A measure of underlying business performance which excludes the impact of acquisition and disposals in the period.

 

 

Directors' responsibilities

The Directors are responsible for preparing the Annual Report and the financial statements in accordance with applicable law and regulation.

Company law requires the Directors to prepare financial statements for each financial year. Under that law the Directors have prepared the Group financial statements in accordance with International Financial Reporting Standards (IFRSs) as adopted by the United Kingdom. Under company law the Directors must not approve the Group financial statements unless they are satisfied that they give a true and fair view of the state of affairs of the Group and of the profit or loss of the Group for that period. In preparing the financial statements, the Directors are required to:

· select suitable accounting policies and then apply them consistently;

· state whether applicable IFRSs as adopted by the United Kingdom have been followed, subject to any material departures disclosed and explained in the financial statements;

· make judgements and accounting estimates that are reasonable and prudent; and

· prepare the financial statements on the going concern basis unless it is inappropriate to presume that the Group will continue in business.

The Directors are responsible for keeping adequate accounting records that are sufficient to show and explain the Group's transactions and disclose with reasonable accuracy at any time the financial position of the Group and enable them to ensure that the financial statements and the Directors' Report on Remuneration comply with the Companies Act 2006 and, as regards the Group financial statements, Article 4 of the IAS Regulation.

The Directors are also responsible for safeguarding the assets of the Group and hence for taking reasonable steps for the prevention and detection of fraud and other irregularities.

The Directors are responsible for the maintenance and integrity of the parent company's website. Legislation in the United Kingdom governing the preparation and dissemination of financial statements may differ from legislation in other jurisdictions.

The Directors consider that the annual report and accounts, taken as a whole, is fair, balanced and understandable and provides the information necessary for shareholders to assess the Group's performance, business model and strategy.
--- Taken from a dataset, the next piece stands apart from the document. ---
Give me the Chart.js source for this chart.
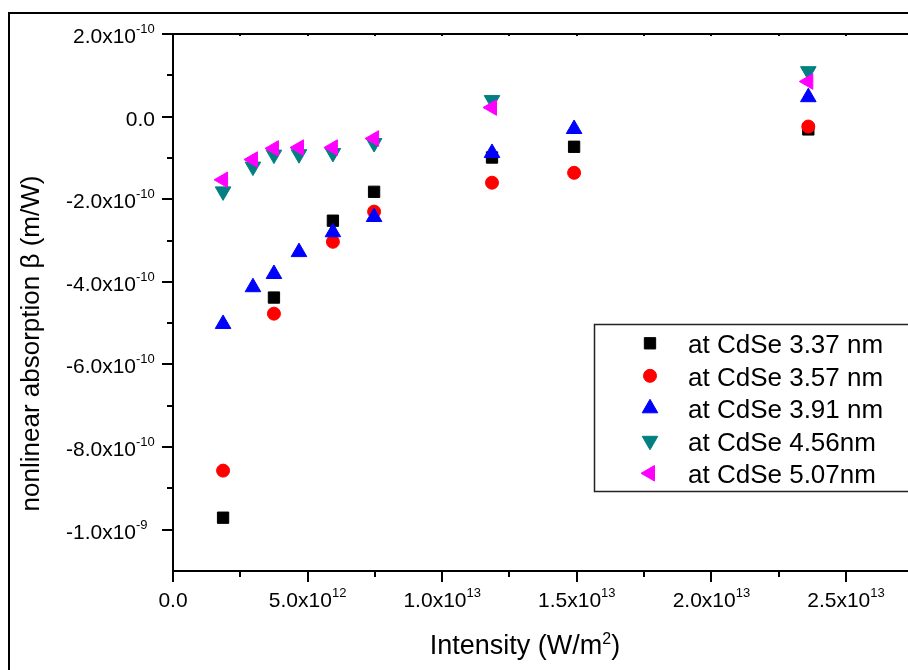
<!DOCTYPE html>
<html>
<head>
<meta charset="utf-8">
<script src="https://cdn.jsdelivr.net/npm/chart.js@4/dist/chart.umd.min.js"></script>
<style>
html, body { margin: 0; padding: 0; background: #fff; overflow: hidden; }
#frame { position: absolute; left: 8px; top: 12px; width: 1000px; height: 720px; border: 2px solid #000; }
#wrap { position: absolute; left: 0; top: 0; width: 940px; height: 670px; }
</style>
</head>
<body>
<div id="frame"></div>
<div id="wrap"><canvas id="c"></canvas></div>
<script>
const FONT = '"Liberation Sans", Arial, Helvetica, sans-serif';

// intensities (W/m^2)
const xShort = [1.86e12, 3.75e12, 5.94e12, 7.47e12, 1.185e13, 1.49e13, 2.36e13];
const xLong = [1.86e12, 2.97e12, 3.75e12, 4.68e12, 5.94e12, 7.47e12, 1.185e13, 1.49e13, 2.36e13];
const xMid = [1.86e12, 2.97e12, 3.75e12, 4.68e12, 5.94e12, 7.47e12, 1.185e13, 2.36e13];

// nonlinear absorption beta (m/W)
const beta337 = [-9.71e-10, -4.38e-10, -2.52e-10, -1.82e-10, -0.99e-10, -0.73e-10, -0.31e-10];
const beta357 = [-8.57e-10, -4.77e-10, -3.03e-10, -2.30e-10, -1.60e-10, -1.36e-10, -0.24e-10];
const beta391 = [-5.02e-10, -4.13e-10, -3.81e-10, -3.28e-10, -2.80e-10, -2.43e-10, -0.88e-10, -0.30e-10, 0.47e-10];
const beta456 = [-1.81e-10, -1.21e-10, -0.92e-10, -0.91e-10, -0.88e-10, -0.64e-10, 0.40e-10, 1.10e-10];
const beta507 = [-1.53e-10, -1.04e-10, -0.77e-10, -0.75e-10, -0.75e-10, -0.53e-10, 0.22e-10, 0.85e-10];

const seriesLabels = ['at CdSe 3.37 nm', 'at CdSe 3.57 nm', 'at CdSe 3.91 nm', 'at CdSe 4.56nm', 'at CdSe 5.07nm'];

const xTickValues = [0, 5e12, 1e13, 1.5e13, 2e13, 2.5e13];
const xTickLabels = ['0.0', '5.0x10^12', '1.0x10^13', '1.5x10^13', '2.0x10^13', '2.5x10^13'];
const yTickValues = [-1e-9, -8e-10, -6e-10, -4e-10, -2e-10, 0, 2e-10];
const yTickLabels = ['-1.0x10^-9', '-8.0x10^-10', '-6.0x10^-10', '-4.0x10^-10', '-2.0x10^-10', '0.0', '2.0x10^-10'];

const pts = (xs, ys) => xs.map((x, i) => ({ x: x, y: ys[i] }));

const styles = [
  { color: '#000000', pointStyle: 'rect', radius: 8, rotation: 0 },
  { color: '#ff0000', pointStyle: 'circle', radius: 6.5, rotation: 0 },
  { color: '#0000ff', pointStyle: 'triangle', radius: 9, rotation: 0 },
  { color: '#008080', pointStyle: 'triangle', radius: 9, rotation: 180 },
  { color: '#ff00ff', pointStyle: 'triangle', radius: 9, rotation: 270 }
];
const seriesData = [pts(xShort, beta337), pts(xShort, beta357), pts(xLong, beta391), pts(xMid, beta456), pts(xMid, beta507)];

const datasets = seriesData.map((d, i) => ({
  label: seriesLabels[i],
  data: d,
  order: 5 - i,
  showLine: false,
  backgroundColor: styles[i].color,
  borderColor: styles[i].color,
  borderWidth: 1,
  pointStyle: styles[i].pointStyle,
  pointRadius: styles[i].radius,
  pointRotation: styles[i].rotation
}));

function drawSup(ctx, text, x, y, align, big, small, raise) {
  const parts = text.split('^');
  ctx.textAlign = 'left';
  ctx.textBaseline = 'alphabetic';
  ctx.font = big + 'px ' + FONT;
  const wb = ctx.measureText(parts[0]).width;
  let ws = 0;
  if (parts[1]) { ctx.font = small + 'px ' + FONT; ws = ctx.measureText(parts[1]).width; }
  let x0;
  if (align === 'center') x0 = x - (wb + ws) / 2;
  else if (align === 'supright') x0 = parts[1] ? x - 19 - wb : x - wb;
  else x0 = x;
  ctx.font = big + 'px ' + FONT;
  ctx.fillText(parts[0], x0, y);
  if (parts[1]) { ctx.font = small + 'px ' + FONT; ctx.fillText(parts[1], x0 + wb, y - raise); }
  return x0 + wb + ws;
}

const decor = {
  id: 'decor',
  afterDraw(chart) {
    const ctx = chart.ctx;
    const xs = chart.scales.x, ys = chart.scales.y;
    const a = chart.chartArea;
    ctx.save();
    ctx.strokeStyle = '#000';
    ctx.fillStyle = '#000';
    ctx.lineWidth = 2;
    // top and right axis lines
    ctx.beginPath();
    ctx.moveTo(a.left, a.top); ctx.lineTo(a.right, a.top);
    ctx.moveTo(a.right, a.top); ctx.lineTo(a.right, a.bottom);
    ctx.stroke();
    // minor ticks
    const xMinor = [];
    for (let i = 0; i < xTickValues.length; i++) {
      const step = xTickValues[1] - xTickValues[0];
      xMinor.push(xTickValues[i] + step / 2);
    }
    const yMinor = [];
    for (let i = 0; i < yTickValues.length - 1; i++) yMinor.push((yTickValues[i] + yTickValues[i + 1]) / 2);
    ctx.beginPath();
    xMinor.forEach(v => {
      const p = Math.round(xs.getPixelForValue(v));
      if (p > a.right) return;
      ctx.moveTo(p, a.bottom); ctx.lineTo(p, a.bottom + 6);
    });
    yMinor.forEach(v => {
      const p = Math.round(ys.getPixelForValue(v));
      ctx.moveTo(a.left - 6, p); ctx.lineTo(a.left, p);
    });
    // small ticks on top axis
    xTickValues.concat(xMinor).forEach(v => {
      const p = Math.round(xs.getPixelForValue(v));
      if (p > a.right) return;
      ctx.moveTo(p, a.top); ctx.lineTo(p, a.top + 2);
    });
    ctx.stroke();

    // tick labels
    xTickValues.forEach((v, i) => {
      drawSup(ctx, xTickLabels[i], xs.getPixelForValue(v), a.bottom + 36, 'center', 21, 13, 10);
    });
    yTickValues.forEach((v, i) => {
      drawSup(ctx, yTickLabels[i], a.left - 18, ys.getPixelForValue(v) + 9, 'supright', 21, 13, 10);
    });

    // axis titles
    ctx.font = '27px ' + FONT;
    const t1 = 'Intensity (W/m', t2 = '2', t3 = ')';
    const w1 = ctx.measureText(t1).width, w3 = ctx.measureText(t3).width;
    ctx.font = '16px ' + FONT;
    const w2 = ctx.measureText(t2).width;
    let tx = 525 - (w1 + w2 + w3) / 2;
    ctx.textAlign = 'left';
    ctx.font = '27px ' + FONT; ctx.fillText(t1, tx, 654);
    ctx.font = '16px ' + FONT; ctx.fillText(t2, tx + w1, 644);
    ctx.font = '27px ' + FONT; ctx.fillText(t3, tx + w1 + w2, 654);

    ctx.save();
    ctx.translate(38.5, 343.5);
    ctx.rotate(-Math.PI / 2);
    ctx.font = '26px ' + FONT;
    ctx.textAlign = 'center';
    ctx.textBaseline = 'alphabetic';
    ctx.fillText('nonlinear absorption \u03B2 (m/W)', 0, 0);
    ctx.restore();

    // legend box
    ctx.lineWidth = 1.5;
    ctx.strokeStyle = '#222';
    ctx.strokeRect(594.5, 324.5, 360, 167);
    seriesLabels.forEach((lab, i) => {
      const cy = 343.3 + i * 32.5;
      const st = styles[i];
      ctx.fillStyle = st.color;
      ctx.strokeStyle = st.color;
      ctx.lineWidth = 1;
      Chart.helpers.drawPoint(ctx, { pointStyle: st.pointStyle, radius: st.radius, rotation: st.rotation, borderWidth: 1 }, 650, cy);
      ctx.fillStyle = '#000';
      ctx.font = '26px ' + FONT;
      ctx.textAlign = 'left';
      ctx.textBaseline = 'alphabetic';
      ctx.fillText(lab, 688, cy + 10);
    });
    ctx.restore();
  }
};

new Chart(document.getElementById('c'), {
  type: 'scatter',
  data: { datasets: datasets },
  options: {
    responsive: true,
    maintainAspectRatio: false,
    animation: false,
    events: [],
    layout: { padding: { left: 162, top: 34, right: 26.7, bottom: 88 } },
    plugins: { legend: { display: false }, tooltip: { enabled: false } },
    scales: {
      x: {
        type: 'linear',
        min: 0,
        max: 2.75e13,
        afterBuildTicks: s => { s.ticks = xTickValues.map(v => ({ value: v })); },
        ticks: { display: false },
        grid: { drawOnChartArea: false, drawTicks: true, tickLength: 11, color: '#000', lineWidth: 2 },
        border: { display: true, color: '#000', width: 2 }
      },
      y: {
        type: 'linear',
        min: -1.1e-9,
        max: 2e-10,
        afterBuildTicks: s => { s.ticks = yTickValues.map(v => ({ value: v })); },
        ticks: { display: false },
        grid: { drawOnChartArea: false, drawTicks: true, tickLength: 11, color: '#000', lineWidth: 2 },
        border: { display: true, color: '#000', width: 2 }
      }
    }
  },
  plugins: [decor]
});
</script>
</body>
</html>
Each of the Directors, whose names and functions are listed in the Inchcape plc Annual Report and Accounts confirm that, to the best of their knowledge:

· the Group financial statements, which have been prepared in accordance with IFRSs as adopted by the United Kingdom, give a true and fair view of the assets, liabilities, financial position and profit of the Group; and

· the Operating and Financial Review in this announcement includes a fair review of the development and performance of the business and the position of the Group, together with a description of the principal risks and uncertainties that it faces.